THE INCREDIBLE ADVENTURES OF VAN HELSING: FINAL CUT
When people hear the name Van Helsing they generally think of the great vampire slayer from Bram Stoker's Dracula novel but this game has nothing to do with that heroic figure and is all about the heroic characters that you, or you and your online gaming friends, create and play through what could be regarded as a classic computer fantasy game. This has similarities to the great, original, "Diablo" game but with a completely new batch of heroes and monsters, skills and spells. Graphically it is superior to the majority of fantasy adventure and action games available for today's PC and/or console markets. It is complete in detail, fast and formidable in action, and visually entertaining and mesmerising.
The game is driven by a myriad of Quests and Missions and each time you play withy a different character class, the action is slightly different, though obviously the aim of each Quest and Mission remains solid. My favourite character class is the Elementalist, mainly because it is a mixture of fighter and spellcaster but also because it has a companion (like a World of Warcraft Warlock). Lady Katarina is a ghostly figure who cuts a mean swathe through your enemies like a WOW character's Pet, violently attacking and generally dispensing anyone or anything that threatens harm to you - of course this depends on the control command you have given it.
As you get a little more experienced your Elementalist also gains a duplicate or doppelganger spell that just by clicking the right mouse button (as in the button on the right as well as being the correct one) you send forth an exact copy of yourself straight into the midst of the advancing horde. Other than conjuring up this clone you have no control over it - it sees the enemy and rushes off to kill and die courageously while you stand back and bombard the oncoming enemies from a distance, all the while the Lady Katarina is also getting stuck in.
As you expect the enemy drop all manner of treaures, gold coins, weapons, equipment etc. Most of this can be used by you, just open the (I)nventory and swap the items from your pack to your character but others are only usable by Katarina, in which case you can send them to her or simply click on her portrait to open her inventory and character sheet, then you can give them to her, replacing the lesser equipment with the newer gear. As you grow more experienced so you get points that you can build skills and auras and abilities with, sometimes boosting those you have already and other times gaining new ones - just like in tabletop role-playing and many other adventure games.
Each time you find a new location it appears on your map so that you can travel there in the future. Often there are teleport portals that you can discover and use as well. Towns and villages offer the usual fare - merchants for buying and selling, quest givers, etc etc. Combat is generally fast and fierce and gets faster and fiercer as your character gains experience levels. Unless you rush in without thinking or taking time to breathe, you should be able to keep your character alive, though dying isn't too bad as you can pay to be revived on the spot or wait and resurrect at the last save point (auto saving throughout the game). After you have been in combat just wait a moment or threee and your character (and their companions) will self heal, fully, though if you can't wait there are health potions available.

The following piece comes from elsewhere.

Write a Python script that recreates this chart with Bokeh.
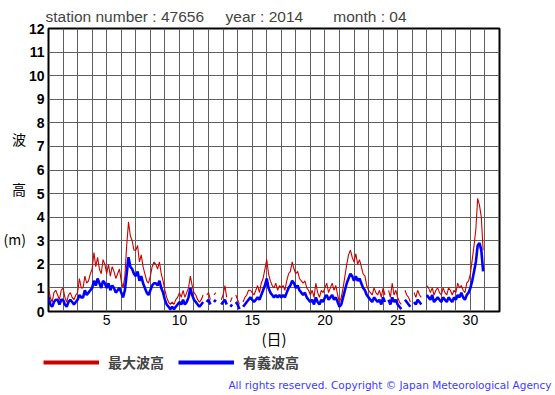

Traveling on the map means simply clicking on a named place (one where you have already visited or which has been magicked onto your map) and waiting until you arrive there. The names on the Borgovia map are as you would expect from a fantasy game, Werewolf Den, Croakwood, Gorgon Pass etc but there are some hidden gems amongst the roads, villages and other places of interest, one being the nicely named "Lugosi River".
This is a great game for fantasy role-players who want some "me time" at the computer when they aren't sitting around a table playing face to face. there is the option of making it multi-player should you wish to, but personally I prefer to role-play face to face and adventure computer game solo - this isn't an MMO and shouldn't be thought of as one even though it has multi-player options.
The major breakthrough in this type of game for me was the previously mentioned "Diablo" which I played and played and played; similarly Diablo II but not so much Diablo III which relied more on animated graphics than the old style adventure of its predecessors. This is just like going back to the original Diablo but with new purpose and a more buoyant spring in your step. The animation is not similar as Diablo III but is equally as good as any adventure game I have seen, possibly not quite as dynamic as World of Warcraft but then it isn't as expensive to play or as large as an MMO overall.
I would happily recommend this to anyone with a PC who likes to meet and kill all manner of enchanted and exotic beasts but with the ability to pause the action when necessary - loo breaks, dinner-time, need to go shopping etc all of which MMO's don't allow for unless you play solo, and MMOs are generally set up and designed to be played in groups. Virtually everything is mouse driven which also makes for ease of play and enjoyment plus it leaves you with a free hand to hold your coffee cup.
The Incredible Adventures of Van Helsing is a superb trip to the world of arcade style action. My advice is to go for it.